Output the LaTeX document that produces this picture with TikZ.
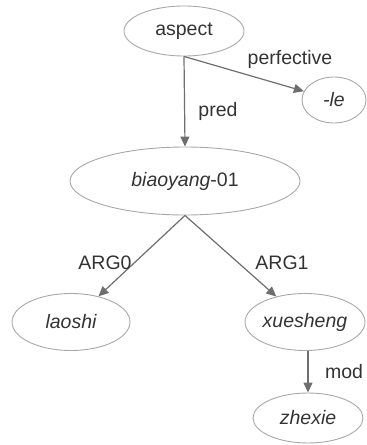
\documentclass[tikz,border=0pt]{standalone}
\usepackage{fontspec}
\setmainfont{Liberation Sans}
\usetikzlibrary{shapes.geometric,arrows.meta}
\definecolor{ellcol}{HTML}{A8A8A8}
\definecolor{edgecol}{HTML}{6E6E6E}
\definecolor{txtcol}{HTML}{333333}
\begin{document}
\begin{tikzpicture}[x=1pt,y=-1pt,
  font=\fontsize{19.5}{23}\selectfont,
  concept/.style={ellipse,draw=ellcol,line width=0.9pt,text=txtcol,inner sep=0pt},
  rel/.style={draw=edgecol,line width=1.2pt,-{Triangle[length=10pt,width=9pt]},fill=none},
  lab/.style={text=txtcol,inner sep=0pt}]
\useasboundingbox (0,0) rectangle (367,445);
\node[concept,minimum width=120pt,minimum height=50pt] (aspect) at (184,31) {aspect};
\node[concept,minimum width=64pt,minimum height=46pt] (le) at (334,100) {\itshape -le};
\node[concept,minimum width=230pt,minimum height=68pt] (bia) at (185,181) {\itshape biaoyang\upshape -01};
\node[concept,minimum width=118pt,minimum height=57pt] (lao) at (71,322) {\itshape laoshi};
\node[concept,minimum width=120pt,minimum height=57pt] (xue) at (305,322) {\itshape xuesheng};
\node[concept,minimum width=110pt,minimum height=50pt] (zhe) at (308,418) {\itshape zhexie};
\draw[rel] (aspect.south) -- (le);
\draw[rel] (aspect.south) -- (bia.north);
\draw[rel] (bia.south) -- (lao);
\draw[rel] (bia.south) -- (xue);
\draw[rel] (xue.south -| zhe.north) -- (zhe.north);
\node[lab] (lperf) at (290,59) {perfective};
\node[lab] (lpred) at (218,111) {pred};
\node[lab] (larg0) at (105,263) {ARG0};
\node[lab] (larg1) at (282,263) {ARG1};
\node[lab] (lmod) at (344,372) {mod};
\end{tikzpicture}
\end{document}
+++++
Exercise requirements - Repeat the material above in full and exactly, apart from the pictures.

The output -
Output the LaTeX document that produces this picture with TikZ.
\documentclass[tikz,border=0pt]{standalone}
\usepackage{fontspec}
\setmainfont{Liberation Sans}
\usetikzlibrary{shapes.geometric,arrows.meta}
\definecolor{ellcol}{HTML}{A8A8A8}
\definecolor{edgecol}{HTML}{6E6E6E}
\definecolor{txtcol}{HTML}{333333}
\begin{document}
\begin{tikzpicture}[x=1pt,y=-1pt,
  font=\fontsize{19.5}{23}\selectfont,
  concept/.style={ellipse,draw=ellcol,line width=0.9pt,text=txtcol,inner sep=0pt},
  rel/.style={draw=edgecol,line width=1.2pt,-{Triangle[length=10pt,width=9pt]},fill=none},
  lab/.style={text=txtcol,inner sep=0pt}]
\useasboundingbox (0,0) rectangle (367,445);
\node[concept,minimum width=120pt,minimum height=50pt] (aspect) at (184,31) {aspect};
\node[concept,minimum width=64pt,minimum height=46pt] (le) at (334,100) {\itshape -le};
\node[concept,minimum width=230pt,minimum height=68pt] (bia) at (185,181) {\itshape biaoyang\upshape -01};
\node[concept,minimum width=118pt,minimum height=57pt] (lao) at (71,322) {\itshape laoshi};
\node[concept,minimum width=120pt,minimum height=57pt] (xue) at (305,322) {\itshape xuesheng};
\node[concept,minimum width=110pt,minimum height=50pt] (zhe) at (308,418) {\itshape zhexie};
\draw[rel] (aspect.south) -- (le);
\draw[rel] (aspect.south) -- (bia.north);
\draw[rel] (bia.south) -- (lao);
\draw[rel] (bia.south) -- (xue);
\draw[rel] (xue.south -| zhe.north) -- (zhe.north);
\node[lab] (lperf) at (290,59) {perfective};
\node[lab] (lpred) at (218,111) {pred};
\node[lab] (larg0) at (105,263) {ARG0};
\node[lab] (larg1) at (282,263) {ARG1};
\node[lab] (lmod) at (344,372) {mod};
\end{tikzpicture}
\end{document}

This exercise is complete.